O sr. Marquez de Vallada: — Sr. presidente, estamos aqui sempre vendo apresentar requerimentos identicos ao que acaba de fazer o digno par, o sr. Rebello da Silva, para que não seja impresso o parecer sobre o codigo civil. Parece impossivel que se façam d'estes pedidos sobre objectos de tanta importancia, como é o de que se trata. Por n>ais que investigue, não vejo rasão alguma que possa justificar um tal pedido, pois que desde este momento até á noite, em que terá de verificar se a outra sessão, ha tempo sufficiente para se imprimir o parecer que, como se sabe, versa sobre objecto importantissimo; portanto...

O sr. Vaz Preto: — Sr. presidente, os requerimentos não se podem discutir. Peço pois a V. ex.ª que ponha á votação o requerimento do digno par, o sr. Rebello da Silva (apoiados).

O sr. Rebello da Silva: — Peço a V. ex.ª que consulte a camara sobre o meu requerimento (apoiados).

O sr. Presidente: — Os dignos pares que approvam o requerimento do sr. Rebello da Silva, para que o parecer sobre o codigo civil não seja impresso, e entre em discussão logo depois do parecer n.° 212 sobre o projecto n.° 194, tenham a bondade de o manifestar.

Foi approvado.

O sr. D. Antonio José de Mello: — Sr. presidente, peço a V. ex.ª que consulte a camara sobre se dispensa o regimento a fim de que, attenta a estreiteza do tempo que nos resta, se não imprimam os pareceres que têem sido hoje apresentados, assim como aquelles que ainda se apresentarem, seja qual for a sua importancia.

Posto á votação, foi approvado.

O sr. Costa Lobo: — Pedi a palavra simplesmente para rogar a V. ex.ª que mandasse lançar na acta que eu votei contra todas estas dispensas do regimento.

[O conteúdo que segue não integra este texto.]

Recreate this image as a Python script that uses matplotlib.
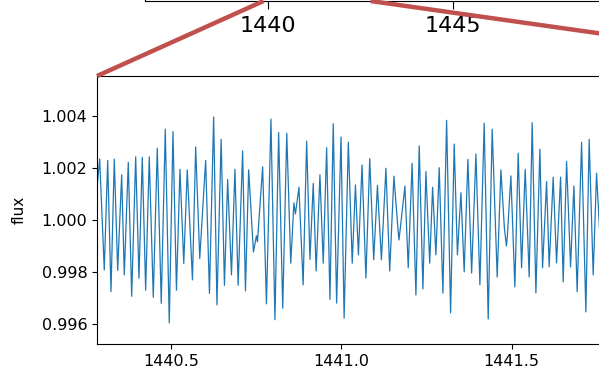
"""Zoomed light curve segment with connector lines to the full-baseline panel."""

import matplotlib.pyplot as plt
from matplotlib.patches import ConnectionPatch

# ------------------------------
# Light curve segment (BTJD, normalised flux)
# ------------------------------

time = [
    1440.2837, 1440.2907, 1440.3042, 1440.3142, 1440.3239, 1440.3336, 1440.3436,
    1440.3553, 1440.3629, 1440.3747, 1440.3847, 1440.3964, 1440.4061, 1440.4158,
    1440.4257, 1440.4363, 1440.4481, 1440.4598, 1440.4715, 1440.4833, 1440.4950,
    1440.5059, 1440.5161, 1440.5264, 1440.5376, 1440.5478, 1440.5631, 1440.5725,
    1440.5845, 1440.6018, 1440.6130, 1440.6253, 1440.6350, 1440.6473, 1440.6570,
    1440.6664, 1440.6776, 1440.6878, 1440.6972, 1440.7104, 1440.7187, 1440.7281,
    1440.7421, 1440.7509, 1440.7539, 1440.7691, 1440.7803, 1440.7935, 1440.8052,
    1440.8161, 1440.8281, 1440.8399, 1440.8516, 1440.8610, 1440.8654, 1440.8757,
    1440.8880, 1440.8983, 1440.9080, 1440.9177, 1440.9262, 1440.9373, 1440.9470,
    1440.9570, 1440.9667, 1440.9764, 1440.9863, 1440.9992, 1441.0083, 1441.0207,
    1441.0321, 1441.0415, 1441.0503, 1441.0609, 1441.0723, 1441.0835, 1441.0952,
    1441.1061, 1441.1178, 1441.1310, 1441.1422, 1441.1545, 1441.1648, 1441.1692,
    1441.1721, 1441.1868, 1441.1965, 1441.2079, 1441.2191, 1441.2288, 1441.2396,
    1441.2484, 1441.2596, 1441.2681, 1441.2778, 1441.2875, 1441.2983, 1441.3092,
    1441.3209, 1441.3315, 1441.3409, 1441.3512, 1441.3608, 1441.3717, 1441.3826,
    1441.3952, 1441.4069, 1441.4195, 1441.4313, 1441.4430, 1441.4577, 1441.4686,
    1441.4788, 1441.4847, 1441.4876, 1441.4979, 1441.5096, 1441.5193, 1441.5293,
    1441.5399, 1441.5516, 1441.5604, 1441.5713, 1441.5830, 1441.5909, 1441.6027,
    1441.6103, 1441.6221, 1441.6320, 1441.6438, 1441.6514, 1441.6614, 1441.6731,
    1441.6828, 1441.6925, 1441.7054, 1441.7180, 1441.7277, 1441.7395, 1441.7494,
    1441.7591, 1441.7679,
]

flux = [
    1.00134, 1.00234, 0.99808, 1.00228, 0.99725, 1.00233, 0.99806,
    1.00173, 0.99789, 1.00221, 0.99707, 1.00242, 0.99776, 1.00240,
    0.99730, 1.00242, 0.99703, 1.00275, 0.99680, 1.00348, 0.99605,
    1.00339, 0.99730, 1.00194, 0.99833, 1.00192, 0.99770, 1.00280,
    0.99852, 1.00228, 0.99718, 1.00395, 0.99674, 1.00309, 0.99749,
    1.00155, 0.99789, 1.00194, 0.99749, 1.00265, 0.99728, 1.00192,
    0.99877, 0.99939, 0.99916, 1.00204, 0.99678, 1.00387, 0.99617,
    1.00335, 0.99661, 1.00332, 0.99834, 1.00065, 1.00023, 1.00125,
    0.99751, 1.00302, 0.99849, 1.00140, 0.99804, 1.00173, 0.99834,
    1.00277, 0.99695, 1.00369, 0.99681, 1.00318, 0.99623, 1.00298,
    0.99834, 1.00134, 0.99866, 1.00211, 0.99777, 1.00235, 0.99847,
    1.00132, 0.99847, 1.00198, 0.99804, 1.00168, 0.99992, 0.99923,
    0.99954, 1.00130, 0.99816, 1.00217, 0.99712, 1.00284, 0.99735,
    1.00185, 0.99834, 1.00125, 0.99866, 1.00200, 0.99719, 1.00382,
    0.99643, 1.00291, 0.99866, 1.00104, 0.99801, 1.00232, 0.99796,
    1.00253, 0.99751, 1.00371, 0.99620, 1.00348, 0.99781, 1.00192,
    0.99969, 0.99900, 0.99939, 1.00169, 0.99743, 1.00256, 0.99816,
    1.00194, 0.99781, 1.00373, 0.99720, 1.00271, 0.99816, 1.00147,
    0.99820, 1.00164, 0.99835, 1.00164, 0.99762, 1.00224, 0.99820,
    1.00130, 0.99724, 1.00298, 0.99647, 1.00309, 0.99789, 1.00179,
    0.99942, 1.00230,
]

# Limits of the zoomed panel and of the window marked on the full panel
zoom_xlim = (1440.2828, 1442.643)
zoom_ylim = (0.99524, 1.00552)
window = (1439.878, 1442.778)
full_xlim = (1436.667, 1456.72)

xticks_zoom = [1440.5, 1441.0, 1441.5]
yticks_zoom = [0.996, 0.998, 1.000, 1.002, 1.004]
xticks_full = [1440, 1445]

# ------------------------------
# Figure
# ------------------------------

fig = plt.figure(figsize=(5.99, 3.70), dpi=100)

# full light curve panel: only its lower edge falls inside the figure
ax_full = fig.add_axes([0.2421, 0.9973, 1.2354, 0.6])
ax_full.set_xlim(*full_xlim)
ax_full.set_xticks(xticks_full)
ax_full.set_yticks([])
ax_full.tick_params(axis="x", labelsize=16, length=5.5, pad=5)

# zoomed panel
ax = fig.add_axes([0.1619, 0.0703, 1.3422, 0.7243])
ax.plot(time, flux, color="tab:blue", lw=0.9)
ax.set_xlim(*zoom_xlim)
ax.set_ylim(*zoom_ylim)
ax.set_xticks(xticks_zoom)
ax.set_yticks(yticks_zoom)
ax.ticklabel_format(useOffset=False)
ax.xaxis.set_major_formatter(plt.FormatStrFormatter("%.1f"))
ax.yaxis.set_major_formatter(plt.FormatStrFormatter("%.3f"))
ax.tick_params(labelsize=11.5)
ax.set_ylabel("flux", fontsize=11)
ax.yaxis.set_label_coords(-0.088, 0.5)

# connectors from the marked window to the zoomed panel corners
for xw, xz in [(window[0], zoom_xlim[0]), (window[1], zoom_xlim[1])]:
    con = ConnectionPatch(
        xyA=(xz, zoom_ylim[1]), coordsA=ax.transData,
        xyB=(xw, 0), coordsB=ax_full.get_xaxis_transform(),
        color="#c0504d", lw=3.2, capstyle="butt",
    )
    fig.add_artist(con)

fig.savefig("out.png", dpi=100)
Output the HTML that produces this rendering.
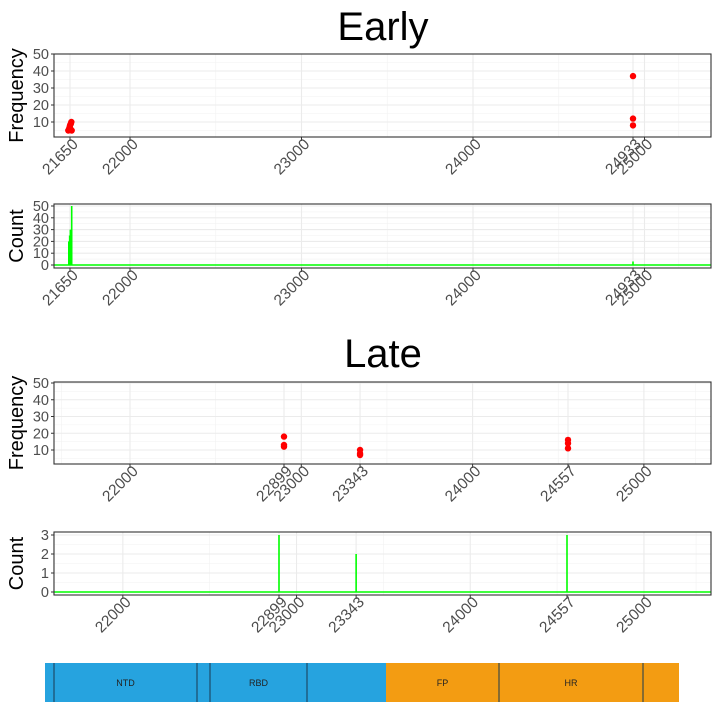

O sr. Visconde de Soares Franco: — Sr. presidente, mando para a mesa o parecer da commissão de marinha e ultramar sobre o projecto de orçamento das provincias ultramarinas, e peço a V. ex.ª que, visto a simplicidade e urgencia d'este projecto, o ponha á discussão em seguida ao codigo civil.

Assim se resolveu.

O sr. Presidente: — Passa-se á ordem do dia, e vae ler-se o parecer n.° 212, sobre o projecto de lei n.° 194.

PARECEU N.° 212

Senhores. —A commissão de legislação examinou o projecto de lei n.° 194, vindo da camara dos senhores deputados, tendo por objecto a reforma da legislação penal o a fixação do systema penitenciario, objectos correlativos e que era forçoso harmonisar: não foi mister detido trabalho para a commissão formular o seu parecer; porque estas materias, que têem sido objecto de tantas contestações e de tão eruditos escriptos, não eram estranhas aos seus membros, que sobre ellas têem opiniões assentadas.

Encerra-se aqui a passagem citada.